I already found a recommendation to run memtest. I’ll do it when I get a chance.

Besides that 2nd and 3rd gen can simply differ by supported speeds of RAM, and my Ryzen 7 could be trying higher frequencies… so the fault could be with RAM.

Ryzen take a lot advantage of XMP and faster memory modules. But the DDR4 Specs are… lower, a lot than what published as “supported”. Moreover, getting greedy with faster memory speed can lead to not nice results, if the timings are not “well supported enough”.
Safest setting shuld be 2400/300mhz, then upscale to 2666/333Mhz. Also, for desktop-level mainboard (when not using branded business-class desktops) refer to QVL should be… nice.
Someone says “i want 3200” (which means 400mhz of clock) but not all the sticks can relate reliably with mainboards at that speed. Even when it’s “certified” in some way by XMP.

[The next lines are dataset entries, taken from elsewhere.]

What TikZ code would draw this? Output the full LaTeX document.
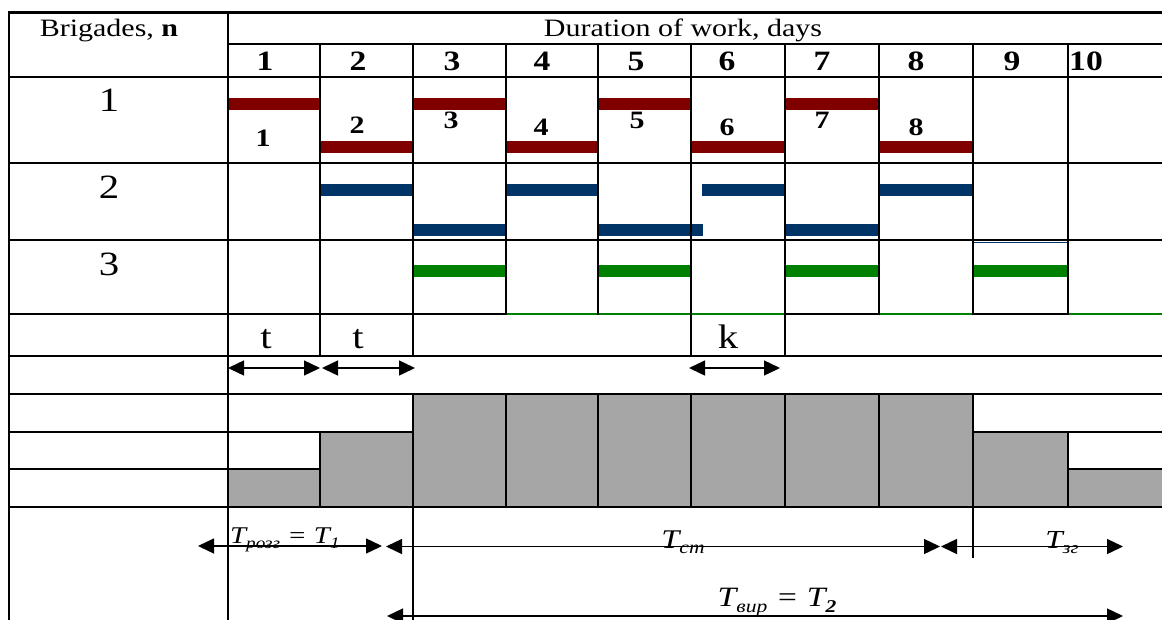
\documentclass[tikz,border=0pt]{standalone}
\usepackage{fontspec}
\setmainfont{Liberation Serif}[FakeStretch=1.2]
\usetikzlibrary{arrows.meta}

\definecolor{barred}{HTML}{800000}
\definecolor{barblue}{HTML}{003366}
\definecolor{bargreen}{HTML}{008000}
\definecolor{histgray}{HTML}{A6A6A6}

\newcommand{\lowsub}[3]{\raisebox{-#2}{\fontsize{#3}{#3}\selectfont #1}}

\begin{document}
\begin{tikzpicture}[x=1pt, y=-1pt,
  grid/.style={line width=2.2pt, line cap=rect},
  greenline/.style={bargreen, line width=1.3pt},
  head/.style={font=\fontsize{25}{30}\selectfont, anchor=base, inner sep=0pt},
  day/.style={font=\fontsize{28}{30}\selectfont\bfseries, anchor=base, inner sep=0pt},
  brig/.style={font=\fontsize{34}{36}\selectfont, anchor=base, inner sep=0pt},
  num/.style={font=\fontsize{25}{28}\selectfont\bfseries, anchor=base, inner sep=0pt},
  tlab/.style={font=\fontsize{24}{26}\selectfont\itshape, anchor=base, inner sep=0pt},
  dim/.style={{Triangle[length=16pt,width=15pt]}-{Triangle[length=16pt,width=15pt]}, line width=1.4pt},
]

\useasboundingbox (0,0) rectangle (1162,619);
\clip (0,0) rectangle (1162,619);

% === histogram (workers) ===
\fill[histgray] (228,469) rectangle (320,507);
\fill[histgray] (320,432) rectangle (413,507);
\fill[histgray] (413,394) rectangle (973,507);
\fill[histgray] (973,432) rectangle (1068,507);
\fill[histgray] (1068,469) rectangle (1162,507);

% === bars, brigade 1 ===
\fill[barred] (228,98) rectangle (320,109.5);
\fill[barred] (320,141) rectangle (413,153);
\fill[barred] (413,98) rectangle (506,109.5);
\fill[barred] (506,141) rectangle (598,153);
\fill[barred] (598,98) rectangle (691,109.5);
\fill[barred] (691,141) rectangle (785,153);
\fill[barred] (785,98) rectangle (879,109.5);
\fill[barred] (879,141) rectangle (973,153);

% === bars, brigade 2 ===
\fill[barblue] (320,184) rectangle (413,196);
\fill[barblue] (413,224) rectangle (506,236);
\fill[barblue] (506,184) rectangle (598,196);
\fill[barblue] (598,224) rectangle (703,236);
\fill[barblue] (702,184) rectangle (785,196);
\fill[barblue] (785,224) rectangle (879,236);
\fill[barblue] (879,184) rectangle (973,196);
\draw[barblue, line width=1.3pt] (973,242.3) -- (1068,242.3);

% === bars, brigade 3 ===
\fill[bargreen] (413,265) rectangle (506,277);
\fill[bargreen] (598,265) rectangle (691,277);
\fill[bargreen] (785,265) rectangle (879,277);
\fill[bargreen] (973,265) rectangle (1068,277);

% === table lines ===
\draw[grid] (9,12.5) -- (1162,12.5);
\draw[grid] (228,44.3) -- (1162,44.3);
\draw[grid] (9,76.7) -- (1162,76.7);
\draw[grid] (9,163) -- (1162,163);
\draw[grid] (9,240) -- (1162,240);
\draw[grid] (9,314) -- (506,314);
\draw[greenline] (506,314) -- (785,314);
\draw[grid] (785,314) -- (879,314);
\draw[greenline] (879,314) -- (973,314);
\draw[grid] (973,314) -- (1068,314);
\draw[greenline] (1068,314) -- (1162,314);
\draw[grid] (9,355.7) -- (1162,355.7);
\draw[grid] (9,394) -- (1162,394);
\draw[grid] (9,432) -- (413,432);
\draw[grid] (973,432) -- (1162,432);
\draw[grid] (9,469) -- (320,469);
\draw[grid] (1068,469) -- (1162,469);
\draw[grid] (9,507) -- (1162,507);

\draw[grid] (9,12.5) -- (9,619);
\draw[grid] (228,12.5) -- (228,619);
\foreach \cx in {320,413,506,598,691,785,879,973,1068}
  \draw[grid] (\cx,44.3) -- (\cx,314);
\draw[grid] (320,314) -- (320,355.7);
\draw[grid] (413,314) -- (413,355.7);
\draw[grid] (691,314) -- (691,355.7);
\draw[grid] (785,314) -- (785,355.7);
\draw[grid] (320,432) -- (320,507);
\draw[grid] (413,394) -- (413,619);
\foreach \cx in {506,598,691,785,879}
  \draw[grid] (\cx,394) -- (\cx,507);
\draw[line width=2.8pt] (973,394) -- (973,558);
\draw[grid] (1068,432) -- (1068,507);

% === header ===
\node[head] (brigades) at (109,36.7) {Brigades, \textbf{n}};
\node[head] (duration) at (683,36.7) {Duration of work, days};

\node[day] (d1) at (265,70) {1};
\node[day] (d2) at (358,70) {2};
\node[day] (d3) at (452,70) {3};
\node[day] (d4) at (542,70) {4};
\node[day] (d5) at (636,70) {5};
\node[day] (d6) at (727,70) {6};
\node[day] (d7) at (822,70) {7};
\node[day] (d8) at (916,70) {8};
\node[day] (d9) at (1012,70) {9};
\node[day, anchor=base west] (d10) at (1069,70) {10};

% === brigades ===
\node[brig] (b1) at (109,111) {1};
\node[brig] (b2) at (109,198) {2};
\node[brig] (b3) at (109,275) {3};

\node[num] (n1) at (263,146) {1};
\node[num] (n2) at (357,133) {2};
\node[num] (n3) at (451,128) {3};
\node[num] (n4) at (541,135) {4};
\node[num] (n5) at (637,128) {5};
\node[num] (n6) at (727,135) {6};
\node[num] (n7) at (822,128) {7};
\node[num] (n8) at (916,135) {8};

% === steps and break ===
\node[brig] (t1) at (266,348) {t};
\node[brig] (t2) at (358,348) {t};
\node[brig] (k) at (728,348) {k};

\coordinate (t1a) at (228,368);
\coordinate (t1b) at (320,368);
\coordinate (t2a) at (322,368);
\coordinate (t2b) at (415,368);
\coordinate (ka) at (689,368);
\coordinate (kb) at (780,368);
\draw[dim] (t1a) -- (t1b);
\draw[dim] (t2a) -- (t2b);
\draw[dim] (ka) -- (kb);

% === periods ===
\coordinate (roza) at (198,546);
\coordinate (rozb) at (382,546);
\coordinate (sta) at (386,546.5);
\coordinate (stb) at (940,546.5);
\coordinate (zga) at (941,546.5);
\coordinate (zgb) at (1123,546.5);
\coordinate (vira) at (387,616);
\coordinate (virb) at (1123,616);
\draw[dim] (roza) -- (rozb);
\draw[dim] (sta) -- (stb);
\draw[dim] (zga) -- (zgb);
\draw[dim] (vira) -- (virb);

\node[tlab, anchor=base west] (Troz) at (230,543) {T\lowsub{розг}{5pt}{16} = T\lowsub{1}{5pt}{16}};
\node[tlab, font=\fontsize{27}{30}\selectfont\itshape] (Tst) at (683,548) {T\lowsub{ст}{5pt}{18}};
\node[tlab, font=\fontsize{26}{30}\selectfont\itshape] (Tzg) at (1062,548) {T\lowsub{зг}{5pt}{17}};
\node[tlab, font=\fontsize{28}{30}\selectfont\itshape] (Tvir) at (777,606)
  {T\lowsub{вир}{6pt}{18} = T\lowsub{\textbf{2}}{6pt}{18}};

\end{tikzpicture}
\end{document}
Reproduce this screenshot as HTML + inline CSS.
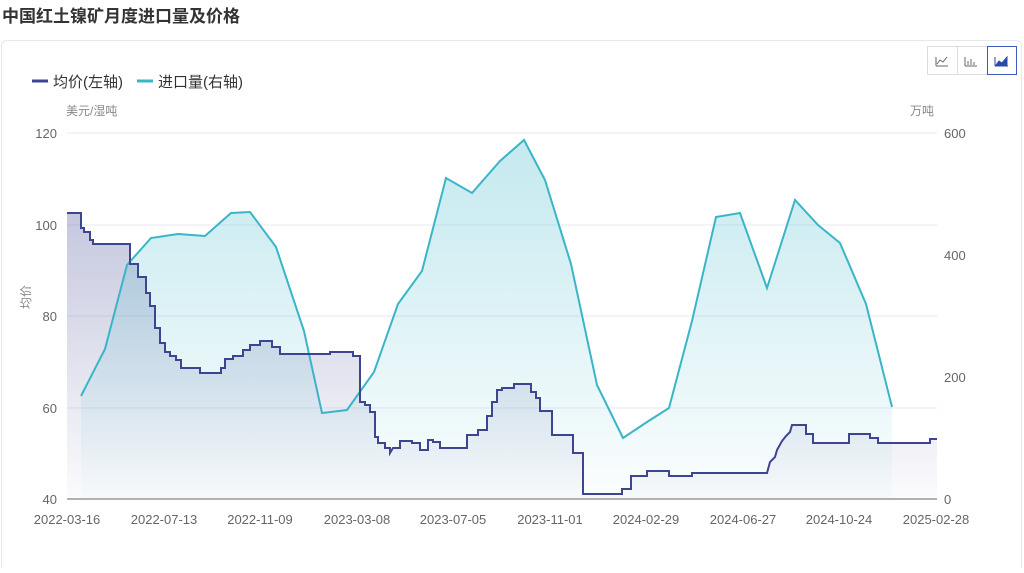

CentOS 7 is not that picky on hardware, but as any other Linux OS don’t like at all unstable and unreliable RAM setups. So the issues you encountered maybe was not due by kernels…

Take your time, take your tests.

Well… It is SOLVED! Believe it or not, the problem was in the memory. I had two DDR4 4GB modules 2666, and it looks like with 2nd gen Ryzen they were working as 2133 and all was fine and dandy. But once I installed any 3rd gen CPU, both modules started to work as 2666 and began to crash.
As of today, I’ve already done several installations (restore of backups – both config and data) on several configurations of the hardware, and now can do it with my eyes shut without any worries.
In the end I’ve got 3200 8GB single DIMM (planning to add another one later), 3rd gen Ryzen 7, B450 MB. Things work very smooth and snappy.

Thank you all for help.


Take a test if any bios updates of your MB can improve the management of the memory sticks.
And anyway… use Memtest86+ to assess stability of your config before running the system.